Pharmaceutical Companies Are Reducing Promotional Spending

Much less spent to promote biologics compared with small molecule drugs, study finds

FRIDAY, March 15 (HealthDay News) -- Pharmaceutical companies have been reducing the amount of money they spend on promotion to consumers and providers over the past decade and spend much less to promote biologics compared with small molecule drugs, according to a study published online March 4 in PLOS ONE.

Rachel Kornfield, of the University of Illinois at Chicago's Institute of Health Research and Policy, and colleagues analyzed data from Kantar Media on direct-to-consumer advertising and data from IMS Health and SDI on provider-targeted promotion from 2001 to 2010.

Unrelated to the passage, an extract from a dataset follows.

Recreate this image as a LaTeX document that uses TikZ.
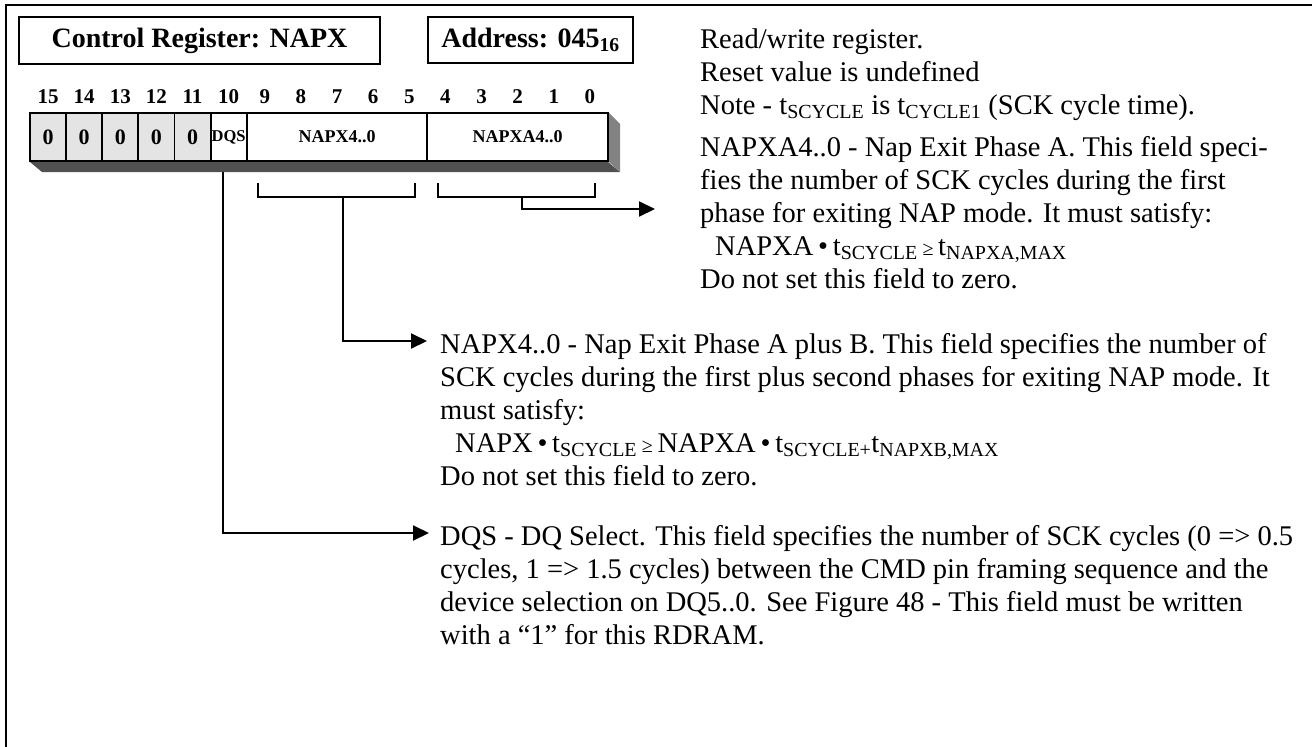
\documentclass[tikz,border=0pt]{standalone}
\usepackage{fontspec}
\setmainfont{Liberation Serif}
\usetikzlibrary{arrows.meta}

\definecolor{zerogray}{RGB}{228,228,228}
\definecolor{shadebottom}{RGB}{80,80,80}
\definecolor{shadeside}{RGB}{130,130,130}

\newcommand{\sz}[2]{\fontsize{#1}{#2}\selectfont}

\tikzset{
  titlebox/.style={draw, line width=1.8pt, inner sep=0pt, font=\sz{28}{32}\bfseries},
  bitnum/.style={inner sep=0pt, font=\sz{21}{24}\bfseries},
  regcell/.style={draw, line width=1.8pt, anchor=north west, inner sep=0pt, outer sep=0pt,
                  minimum width=36.125pt, minimum height=48pt},
  desc/.style={anchor=north west, inner sep=0pt, align=left, font=\sz{28.5}{33}},
  conn/.style={line width=2pt},
  connarrow/.style={conn, -{Triangle[length=16pt,width=15pt]}}
}

\begin{document}
\begin{tikzpicture}[x=1pt,y=-1pt]
  \useasboundingbox (0,0) rectangle (1312,747);
  % outer frame (top and left only)
  \draw[line width=2.4pt] (1312,5) -- (6,5) -- (6,747);

  % header boxes
  \node[titlebox, minimum width=361pt, minimum height=47pt] (title) at (199.5,40.5) {Control Register: NAPX};
  \node[titlebox, minimum width=205pt, minimum height=46pt] (addr) at (530.5,40) {Address: 045\textsubscript{16}};

  % bit numbers
  \foreach \bit [count=\k from 0] in {15,14,...,0}
    \node[bitnum] (bit\bit) at (48.06+36.125*\k, 97) {\bit};

  % register cells
  \foreach \k in {0,...,4}
    \node[regcell, fill=zerogray, font=\sz{22}{24}\bfseries] (zero\k) at (30+36.125*\k, 113) {0};
  \node[regcell, font=\sz{16.5}{18}\bfseries] (dqs) at (210.6,113) {DQS};
  \node[regcell, minimum width=180.6pt, font=\sz{18}{20}\bfseries] (napx) at (246.75,113) {NAPX4..0};
  \node[regcell, minimum width=180.6pt, font=\sz{18}{20}\bfseries] (napxa) at (427.4,113) {NAPXA4..0};

  % descriptions
  \node[desc] (rwtext) at (700,24.9) {\strut Read/write register.\\
    Reset value is undefined\\
    Note - t\textsubscript{SCYCLE} is t\textsubscript{CYCLE1} (SCK cycle time).};
  \node[desc] (napxatext) at (700,132.9) {\strut NAPXA4..0 - Nap Exit Phase A. This field speci-\\
    fies the number of SCK cycles during the first\\
    phase for exiting NAP mode. It must satisfy:\\
    \hspace*{15pt}NAPXA\,•\,t\textsubscript{SCYCLE}\,{\sz{20}{20}≥}\,t\textsubscript{NAPXA,MAX}\\
    Do not set this field to zero.};
  \node[desc] (napxtext) at (440,329.9) {\strut NAPX4..0 - Nap Exit Phase A plus B. This field specifies the number of\\
    SCK cycles during the first plus second phases for exiting NAP mode. It\\
    must satisfy:\\
    \hspace*{15pt}NAPX\,•\,t\textsubscript{SCYCLE}\,{\sz{20}{20}≥}\,NAPXA\,•\,t\textsubscript{SCYCLE+}t\textsubscript{NAPXB,MAX}\\
    Do not set this field to zero.};
  \node[desc] (dqstext) at (440,521.9) {\strut DQS - DQ Select. This field specifies the number of SCK cycles (0 => 0.5\\
    cycles, 1 => 1.5 cycles) between the CMD pin framing sequence and the\\
    device selection on DQ5..0. See Figure 48 - This field must be written\\
    with a “1” for this RDRAM.};

  % brackets and arrows
  \coordinate (napxstem) at (343,197);
  \coordinate (napxtip) at (427,341);
  \coordinate (napxastem) at (522,197);
  \coordinate (napxatip) at (655,209);
  \coordinate (dqstip) at (429,533);
  \draw[conn] (258,183) |- (415,197) -- (415,183);
  \draw[conn] (438,183) |- (595,197) -- (595,183);
  \draw[connarrow] (napxstem) |- (napxtip);
  \draw[connarrow] (napxastem) |- (napxatip);
  \draw[connarrow] ([xshift=-6pt]dqs.south) |- (dqstip);

  % shadow of the register
  \fill[shadebottom] (30,162) -- (608,162) -- (620,172) -- (42,172) -- cycle;
  \fill[shadeside] (609,113) -- (620,124) -- (620,172) -- (609,162) -- cycle;
\end{tikzpicture}
\end{document}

The researchers found that total promotion peaked at $36.1 billion in 2004 (13.4 percent of sales) and declined to $27.7 billion by 2010 (9 percent of sales). Direct-to-consumer advertising and provider-targeted promotion also each fell by 25 percent from 2006 to 2010. Direct-to-consumer advertising peaked at 18 percent of total promotion in 2006, declining to 16 percent and remaining highly concentrated. While a peak of over 3,000 products were promoted to providers in 2004, this declined by 20 percent by 2010. Top-selling biologics were promoted less than top-selling small molecule drugs ($33 million and 1.4 percent of sales, compared with $370 million and 8.8 percent of sales). There was little change in the composition of promotion between primary care physicians and specialists from 2001 to 2010.

"Manufacturers of branded pharmaceuticals continue to expend considerable sums on promotion to consumers and providers," the authors write. "However, in the context of marketplace changes, firms are decreasing spending but changing little about how expenditures are allocated across types of promotion."

Two authors are consultants for IMS Health.